"Les documents palestiniens" montrent bien que les Palestiniens n’ont pas des leaders dévoués à leur cause, ni de partenaire pour la paix. An premier plan il y a une "Autorité" qui ne représente plus personne et qui est prête à renoncer aux aspirations fondamentales des Palestiniens pour satisfaire un colonisateur impitoyable et son mentor impérieux. A l’arrière plan on trouve le mécanisme central qui permet la dépossession des Palestiniens : l’industrie caritative.

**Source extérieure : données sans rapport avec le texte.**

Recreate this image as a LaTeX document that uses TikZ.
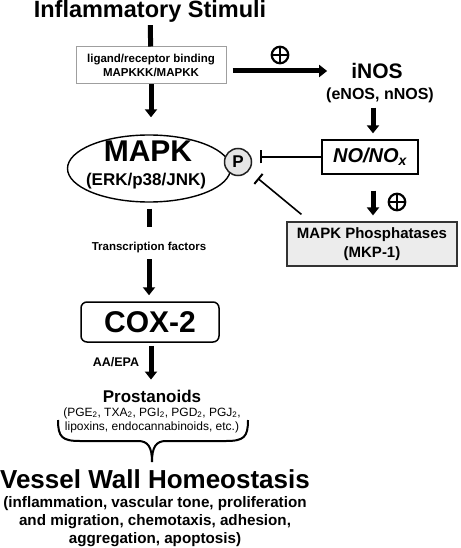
\documentclass[tikz,border=0pt]{standalone}
\usepackage{fontspec}
\setmainfont{Liberation Sans}
\usetikzlibrary{arrows.meta,shapes.geometric}
\newcommand{\fsz}[2]{\fontsize{#1}{#2}\selectfont}
\begin{document}
\begin{tikzpicture}[x=1pt,y=-1pt,
  fat/.style={line width=5pt,-{Triangle[width=12pt,length=8pt]}},
  fatline/.style={line width=5pt},
  inh/.style={line width=1.6pt,-{Bar[width=13pt,line width=2pt]}},
  lbl/.style={inner sep=0pt,align=center},
  plusc/.style={circle,draw,line width=2.2pt,minimum size=16.5pt,inner sep=0pt,outer sep=0pt},
  plusbar/.style={line width=2.2pt},
]
\useasboundingbox (0,0) rectangle (460,548);

% nodes
\node[lbl,font=\bfseries\fsz{23.5}{28}] (title) at (150,11) {Inflammatory Stimuli};
\node[draw=gray!75,line width=1pt,minimum width=150pt,minimum height=37pt,inner sep=0pt,
      font=\bfseries\fsz{11.5}{14},align=center] (lig) at (151,65.5) {ligand/receptor binding\\MAPKKK/MAPKK};
\node[lbl,font=\bfseries\fsz{21}{25}] (inos) at (377,71) {iNOS};
\node[lbl,font=\bfseries\fsz{16}{19}] (enos) at (380,95) {(eNOS, nNOS)};
\node[draw,line width=1.3pt,minimum width=96pt,minimum height=34pt,inner sep=0pt,
      font=\bfseries\itshape\fsz{20}{24}] (nobox) at (370,157) {NO/NO\textsubscript{x}};
\node[draw,ellipse,line width=1.4pt,minimum width=163pt,minimum height=67pt,inner sep=0pt] (mapk) at (149,168.5) {};
\node[lbl,font=\bfseries\fsz{30}{36}] (mapkt) at (148,151) {MAPK};
\node[lbl,font=\bfseries\fsz{17}{20}] (erk) at (146,181.5) {(ERK/p38/JNK)};
\node[circle,draw=gray!25!black,fill=gray!20,line width=1.5pt,minimum size=27pt,inner sep=0pt,
      font=\bfseries\fsz{17}{20}] (p) at (238,162) {P};
\node[draw=gray!40!black,fill=gray!15,line width=1.2pt,minimum width=170pt,minimum height=44pt,inner sep=0pt,
      font=\bfseries\fsz{15}{19},align=center] (mkp) at (372,244) {MAPK Phosphatases\\(MKP-1)};
\node[lbl,font=\bfseries\fsz{11.5}{14}] (tf) at (149,248) {Transcription factors};
\node[draw,rounded corners=6pt,line width=1.5pt,minimum width=138pt,minimum height=40pt,inner sep=0pt,
      font=\bfseries\fsz{30}{36}] (cox) at (150,322) {COX-2};
\node[lbl,font=\bfseries\fsz{12.5}{15}] (aa) at (116,362) {AA/EPA};
\node[lbl,font=\bfseries\fsz{17}{20}] (pros) at (152,396) {Prostanoids};
\node[lbl,font=\fsz{12}{14}] (prlist) at (152,420) {(PGE\textsubscript{2}, TXA\textsubscript{2}, PGI\textsubscript{2}, PGD\textsubscript{2}, PGJ\textsubscript{2},\\lipoxins, endocannabinoids, etc.)};
\node[lbl,font=\bfseries\fsz{26}{30}] (vessel) at (155,479) {Vessel Wall Homeostasis};
\node[lbl,font=\bfseries\fsz{15.2}{18}] (vlist) at (155,522) {(inflammation, vascular tone, proliferation\\and migration, chemotaxis, adhesion,\\aggregation, apoptosis)};

% plus signs
\node[plusc] (plusA) at (280,55) {};
\draw[plusbar] (plusA.north) -- (plusA.south) (plusA.west) -- (plusA.east);
\node[plusc] (plusB) at (397,202) {};
\draw[plusbar] (plusB.north) -- (plusB.south) (plusB.west) -- (plusB.east);

% connectors
\draw[fatline,shorten <=3pt] (title) -- (lig);
\draw[fat,shorten >=17pt] (lig) -- (mapk.north -| lig);
\draw[fat,shorten <=6pt,shorten >=24pt] (lig.east |- inos.west) -- (inos.west);
\draw[fat,shorten <=5pt,shorten >=6pt] ([xshift=-7pt]enos.south) -- ([xshift=3pt]nobox.north);
\draw[inh,shorten >=22pt] (nobox.west) -- (nobox.west -| p);
\draw[inh,shorten >=11.3pt] ([xshift=15pt,yshift=7pt]mkp.north west) -- (p);
\draw[fat,shorten <=16pt,shorten >=6pt] ([xshift=3pt]nobox.south) -- ([xshift=1pt]mkp.north);
\draw[fatline,shorten <=6pt,shorten >=15.6pt] (mapk.south) -- (tf.north);
\draw[fat,shorten <=5.6pt,shorten >=6pt] (tf.south) -- (tf.south |- cox.north);
\draw[fat,shorten <=3pt,shorten >=10pt] ([xshift=1pt]cox.south) -- ([xshift=1pt]cox.south |- pros.north);

% brace
\draw[line width=2pt] (58,420) .. controls (58,437) and (62,441) .. (80,441) -- (138,441)
  .. controls (148,441) and (152,447) .. (152,462)
  .. controls (152,447) and (156,441) .. (166,441) -- (226,441)
  .. controls (244,441) and (248,437) .. (248,420);
\end{tikzpicture}
\end{document}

Les Palestiniens font partie des peuples de la planète qui reçoivent le plus d’aide internationale. L’organisation d’Anne Le More, International Assistance to the Palestinians after Oslo, estime que 8 milliards de dollars ont été déversés sur les territoires occupés de Cisjordanie et la bande de Gaza entre 1994 et 2006 pour le développement, le renforcement de l’Autorité Palestinienne et de plus en plus fréquemment pour des opérations d’assistance de première nécessité. La plus grande partie de ces aides étaient destinées, soit-disant, à la mise en place des institutions nécessaires à la solution de deux états et au développement socio-économique.

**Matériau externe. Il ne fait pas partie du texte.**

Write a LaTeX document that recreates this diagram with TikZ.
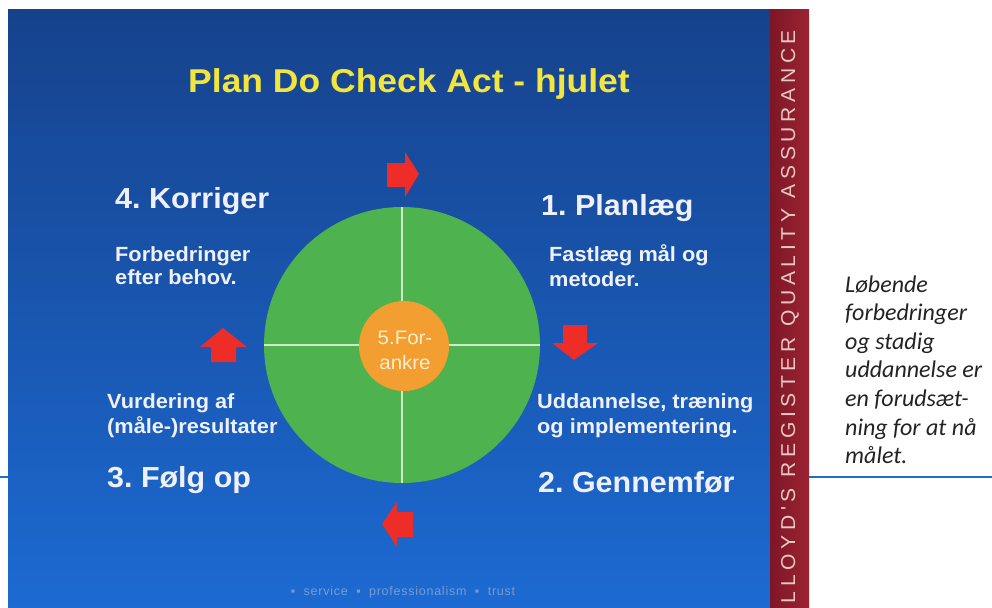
\documentclass[tikz,border=0pt]{standalone}
\usepackage{fontspec}
\usepackage{graphicx}
\setmainfont{Liberation Sans}
\frenchspacing
\newfontfamily\slidefont[FakeStretch=1.05]{Liberation Sans}
\newfontfamily\captionfont[FakeStretch=1.06]{Liberation Sans}
\newfontfamily\titlefont[FakeStretch=1.075]{Liberation Sans}
\newfontfamily\notefont{Carlito}
\newfontfamily\bandfont[LetterSpace=22]{Liberation Sans}
\newfontfamily\footerfont[LetterSpace=6]{Liberation Sans}
\definecolor{slidetop}{RGB}{22,66,140}
\definecolor{slidebottom}{RGB}{28,106,210}
\definecolor{bandleft}{RGB}{125,22,38}
\definecolor{bandright}{RGB}{155,36,50}
\definecolor{bandtext}{RGB}{232,200,194}
\definecolor{greencirc}{RGB}{78,178,78}
\definecolor{orangecirc}{RGB}{243,158,48}
\definecolor{crossline}{RGB}{205,235,195}
\definecolor{arrowred}{RGB}{238,45,40}
\definecolor{slidetext}{RGB}{240,240,250}
\definecolor{titleyellow}{RGB}{242,230,62}
\definecolor{footertext}{RGB}{120,155,210}
\definecolor{notetext}{RGB}{35,35,35}
\definecolor{blueline}{RGB}{30,110,205}
\definecolor{centertext}{RGB}{255,238,205}
\begin{document}
\begin{tikzpicture}[x=1pt,y=-1pt,
  heading/.style={anchor=base west, inner sep=0pt, text=slidetext,
    font=\slidefont\bfseries\fontsize{29}{34}\selectfont},
  caption/.style={anchor=base west, inner sep=0pt, text=slidetext,
    font=\captionfont\bfseries\fontsize{20.5}{25}\selectfont},
  noteline/.style={anchor=base west, inner sep=0pt, text=notetext,
    font=\notefont\itshape\fontsize{24}{28}\selectfont},
  centerline/.style={anchor=base, inner sep=0pt, text=centertext,
    font=\slidefont\fontsize{19.5}{22}\selectfont},
  redarrow/.style={fill=arrowred}]
\useasboundingbox (0,0) rectangle (992,607);
\fill[white] (0,0) rectangle (992,607);
% slide background and side band
\shade[top color=slidetop, bottom color=slidebottom] (8,10) rectangle (770,607);
\shade[left color=bandleft, right color=bandright] (770,10) rectangle (809,607);
\node[rotate=90, inner sep=0pt, text=bandtext] (band) at (790,316.5)
  {\resizebox{573pt}{14pt}{\bandfont LLOYD'S REGISTER QUALITY ASSURANCE}};
% blue rule lines
\coordinate (lineL0) at (0,477);
\coordinate (lineL1) at (8,477);
\coordinate (lineR0) at (809,477);
\coordinate (lineR1) at (992,477);
\draw[blueline, line width=2pt] (lineL0) -- (lineL1);
\draw[blueline, line width=2pt] (lineR0) -- (lineR1);
% title
\node[anchor=base, inner sep=0pt, text=titleyellow,
  font=\titlefont\bfseries\fontsize{33}{38}\selectfont] (title) at (409,93)
  {Plan Do Check Act - hjulet};
% wheel
\fill[greencirc] (402,345) circle (138);
\coordinate (wheelN) at (402,207);
\coordinate (wheelS) at (402,483);
\coordinate (wheelW) at (264,345);
\coordinate (wheelE) at (540,345);
\draw[crossline, line width=1.3pt] (wheelN) -- (wheelS);
\draw[crossline, line width=1.3pt] (wheelW) -- (wheelE);
\fill[orangecirc] (404,346) circle (45);
\node[centerline] (center1) at (405,344) {5.For-};
\node[centerline] (center2) at (405,369) {ankre};
% arrows
\fill[redarrow] (387,163) -- (405,163) -- (405,152) -- (419,174) -- (405,197) -- (405,187) -- (387,187) -- cycle;
\fill[redarrow] (563,325) -- (587,325) -- (587,343) -- (598,343) -- (574,360) -- (552,343) -- (563,343) -- cycle;
\fill[redarrow] (413,512) -- (397,512) -- (397,502) -- (382,524) -- (397,547) -- (397,537) -- (413,537) -- cycle;
\fill[redarrow] (211,362) -- (211,347) -- (200,347) -- (223,328) -- (247,347) -- (236,347) -- (236,362) -- cycle;
% headings
\node[heading] (korriger) at (115,208) {4. Korriger};
\node[heading] (planlaeg) at (541,215) {1. Planlæg};
\node[heading] (folgop) at (107,487) {3. Følg op};
\node[heading] (gennemfor) at (538,492) {2. Gennemfør};
% captions
\node[caption] (korA) at (115,261) {Forbedringer};
\node[caption] (korB) at (115,284) {efter behov.};
\node[caption] (planA) at (549,261) {Fastlæg mål og};
\node[caption] (planB) at (549,286) {metoder.};
\node[caption] (folA) at (107,408) {Vurdering af};
\node[caption] (folB) at (107,433) {(måle-)resultater};
\node[caption] (genA) at (537,408) {Uddannelse, træning};
\node[caption] (genB) at (537,433) {og implementering.};
% footer
\node[anchor=base, inner sep=0pt, text=footertext,
  font=\footerfont\fontsize{12.5}{14}\selectfont] (footer) at (403,595)
  {▪\ \ service\ \ ▪\ \ professionalism\ \ ▪\ \ trust};
% side note
\node[noteline] (note1) at (845,292) {Løbende};
\node[noteline] (note2) at (845,320.6) {forbedringer};
\node[noteline] (note3) at (845,349.2) {og stadig};
\node[noteline] (note4) at (845,377.8) {uddannelse er};
\node[noteline] (note5) at (845,406.4) {en forudsæt-};
\node[noteline] (note6) at (845,435) {ning for at nå};
\node[noteline] (note7) at (845,463.6) {målet.};
\end{tikzpicture}
\end{document}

Mais en fait l’industrie caritative est un facteur clé dans le recul du développement palestinien. Les discours sur "l’aide", le "développement" et la "reconstruction" protègent l’occupation israélienne actuelle et son projet colonial. Un tiers du budget de l’Autorité Palestinienne se compose de subventions et d’aides. En plus de financer un système politique palestinien perverti, l’industrie caritative soulage complètement Israël du fardeau de la responsabilité de la destruction des vies, des infrastructures et des moyens de survivre des Palestiniens. Ce faisant elle permet à Israël de concentrer toutes ses ressources et ses efforts à accroitre la pauvreté des Palestiniens, à l’expansion des colonies, l’expropriation de Jérusalem et la destruction de Gaza.

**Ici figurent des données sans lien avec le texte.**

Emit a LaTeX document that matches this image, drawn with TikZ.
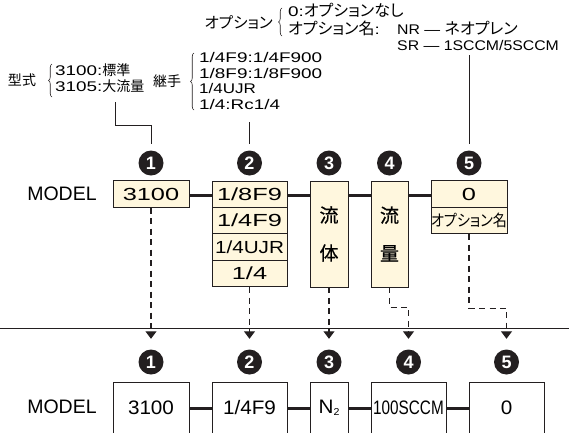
\documentclass[tikz,border=0pt]{standalone}
\usepackage{fontspec}
\usepackage{graphicx}
\setmainfont{Liberation Sans}
\newfontfamily\jp[RawFeature=+palt]{Noto Sans CJK JP}
\newfontfamily\jpb[FakeBold=0.6]{Noto Sans CJK JP}
\newfontfamily\boxf[FakeStretch=1.45]{Liberation Sans}
\newfontfamily\annf[FakeStretch=1.35]{Liberation Sans}
\newfontfamily\annn[FakeStretch=1.13]{Liberation Sans}
\newfontfamily\botf[FakeStretch=1.06]{Liberation Sans}
\newcommand\jtxt[1]{{\jp\fontsize{16}{16}\selectfont #1}}
\newcommand\jkan[1]{{\jp\fontsize{14}{14}\selectfont #1}}
\usetikzlibrary{decorations.pathreplacing,arrows.meta}
\definecolor{cream}{RGB}{255,247,222}
\definecolor{ink}{RGB}{35,31,32}
\begin{document}
\begin{tikzpicture}[x=1pt,y=-1pt,
 topbox/.style={draw=ink,line width=0.9pt,fill=cream,inner sep=0pt,minimum width=#1,minimum height=26.4pt,font=\boxf\fontsize{17.5}{17.5}\selectfont},
 tallbox/.style={draw=ink,line width=0.9pt,fill=cream,inner sep=0pt,minimum width=#1,minimum height=106pt,align=center,font=\jpb\fontsize{19}{38}\selectfont},
 botbox/.style={draw=ink,line width=0.8pt,fill=white,inner sep=0pt,minimum width=#1,minimum height=52pt,font=\botf\fontsize{19.5}{19.5}\selectfont},
 num/.style={circle,fill=ink,text=white,minimum size=25pt,inner sep=0pt,font=\bfseries\fontsize{18}{18}\selectfont},
 conn/.style={draw=ink,line width=3pt},
 dasharr/.style={draw=ink,line width=1.1pt,dash pattern=on 6pt off 4.5pt,-{Triangle[width=11pt,length=7.5pt]},shorten >=10.5pt},
 lead/.style={draw=ink,line width=0.8pt,shorten >=6pt},
 ann/.style={inner sep=0pt,text height=10pt,text depth=3pt,font=\annf\fontsize{14}{14}\selectfont},
 annb/.style={inner sep=0pt,text height=10pt,text depth=3pt,font=\annn\fontsize{14}{14}\selectfont},
 jpann/.style={inner sep=0pt,font=\jp\fontsize{14}{14}\selectfont},
 model/.style={inner sep=0pt,font=\fontsize{19.5}{19.5}\selectfont},
 brc/.style={draw=ink,line width=0.6pt,decorate,decoration={brace,amplitude=3.5pt}}
]
\useasboundingbox (0,0) rectangle (569,432);
\clip (0,0) rectangle (569,432);

% annotations
\node[jpann] (kata) at (22,80) {型式};
\draw[brc] (52,97) -- (52,64);
\node[ann,anchor=west] (k1) at (55,72) {3100:\jkan{標準}};
\node[ann,anchor=west] (k2) at (55,88) {3105:\jkan{大流量}};
\node[jpann] (tsugi) at (167,81) {継手};
\draw[brc] (194,110) -- (194,53);
\node[ann,anchor=west] (t1) at (199,59) {1/4F9:1/4F900};
\node[ann,anchor=west] (t2) at (199,74.5) {1/8F9:1/8F900};
\node[ann,anchor=west] (t3) at (199,90) {\scalebox{0.9}[1]{1/4UJR}};
\node[ann,anchor=west] (t4) at (199,105.5) {1/4:Rc1/4};
\node[jpann,anchor=east,font=\jp\fontsize{15.5}{15.5}\selectfont] (opt) at (273,22) {オプション};
\draw[brc] (282,36) -- (282,8);
\node[ann,anchor=west] (o1) at (288,13) {0:\jtxt{オプションなし}};
\node[ann,anchor=west] (o2) at (288,31) {\jtxt{オプション名}:};
\node[annb,anchor=west] (o3) at (397,31) {NR — \jtxt{ネオプレン}};
\node[annb,anchor=west] (o4) at (397,47) {SR — 1SCCM/5SCCM};

% top row
\node[model] (mt) at (62,194) {MODEL};
\node[topbox=76pt] (b1) at (151,194) {3100};
\node[topbox=75pt] (b2a) at (249.5,194.2) {1/8F9};
\node[topbox=75pt] (b2b) at (249.5,220.6) {1/4F9};
\node[topbox=75pt] (b2c) at (249.5,247) {\scalebox{0.815}[1]{1/4UJR}};
\node[topbox=75pt] (b2d) at (249.5,273.4) {1/4};
\node[tallbox=38pt] (b3) at (329,234) {流\\体};
\node[tallbox=37pt] (b4) at (389.5,234) {流\\量};
\node[topbox=76pt] (b5a) at (469,194) {0};
\node[topbox=76pt,font=\jp\fontsize{16}{16}\selectfont] (b5b) at (469,220.4) {\scalebox{0.88}[1]{オプション名}};

\node[num] (n1) at (151,163) {1};
\node[num] (n2) at (249.5,163) {2};
\node[num] (n3) at (329,163) {3};
\node[num] (n4) at (389.5,163) {4};
\node[num] (n5) at (469,163) {5};

\draw[conn] (b1.east |- 0,195) -- (b2a.west |- 0,195);
\draw[conn] (b2a.east |- 0,195) -- (b3.west |- 0,195);
\draw[conn] (b3.east |- 0,195) -- (b4.west |- 0,195);
\draw[conn] (b4.east |- 0,195) -- (b5a.west |- 0,195);

% leader lines
\coordinate (k2b) at (115,102);
\draw[lead] (k2b) -- (115,125) -| (n1.north);
\coordinate (t4b) at (249.5,122);
\draw[lead] (t4b) -- (n2);
\coordinate (o4b) at (469,55);
\draw[lead] (o4b) -- (n5);

% separator
\draw[ink,line width=0.8pt] (0,328) -- (569,328);

% bottom row
\node[model] (mb) at (62,407) {MODEL};
\node[botbox=76pt] (m1) at (151,408) {3100};
\node[botbox=75pt] (m2) at (249.5,408) {1/4F9};
\node[botbox=38pt] (m3) at (329,408) {N\raisebox{-2pt}{\fontsize{10}{10}\selectfont 2}};
\node[botbox=75pt] (m4) at (408.5,408) {\scalebox{0.74}[1]{100SCCM}};
\node[botbox=75pt] (m5) at (506.5,408) {0};

\node[num] (c1) at (151,362) {1};
\node[num] (c2) at (249.5,362) {2};
\node[num] (c3) at (329,362) {3};
\node[num] (c4) at (408.5,362) {4};
\node[num] (c5) at (506.5,362) {5};

\draw[conn] (m1) -- (m2);
\draw[conn] (m2) -- (m3);
\draw[conn] (m3) -- (m4);
\draw[conn] (m4) -- (m5);

% dashed arrows
\draw[dasharr] (b1) -- (c1);
\draw[dasharr] (b2d) -- (c2);
\draw[dasharr] (b3) -- (c3);
\draw[dasharr] (b4.south) -- ++(0,20) -| (c4.north);
\draw[dasharr] (b5b.south) -- ++(0,74) -| (c5.north);
\end{tikzpicture}
\end{document}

Les oeillères que portent les acteurs de l’industrie caritative leur servent à dé-politiser et dé-contextualiser "la pauvreté" palestinienne. Cela est apparu clairement lors de la conférence d’un représentant d’une importance association caritative dans une université basée à Londres à la fin de 2010. Dans ses propos, il soulignait les nombreuses initiatives destinées à nourrir les Palestiniens démunis et à stimuler l’économie de Cisjordanie ; certaines d’entre elles étaient similaires à des actions de cette organisation en Afrique sub-saharienne et en Asie du sud.
Après sa prestation, le modérateur a dit clairement que le conférencier représentait une organisation "apolitique" et qu’en conséquence "il ne répondrait pas à des questions politiques". Naturellement certains des auditeurs ne purent résister à la tentation de poser des questions "politiques" autour de la possibilité que l’aide dé-politisée jouait un rôle négatif en faisant reculer le développement de la Palestine. Le conférencier répondit à ces questions en disant : "L’aide sauve des vies palestiniennes", ce qui pose un dilemme troublant : Peut-on se satisfaire de ce que cette aide "sauve" les Palestiniens de leur propre "pauvreté" seulement pour pouvoir endurer une occupation dévastatrice et une dépossession impitoyable ? Le choix pour eux doit-il être soit mourir de faim soit survivre comme des zombies dépouillés de leurs aspirations nationales, du droit à l’auto-determination et du droit au retour ?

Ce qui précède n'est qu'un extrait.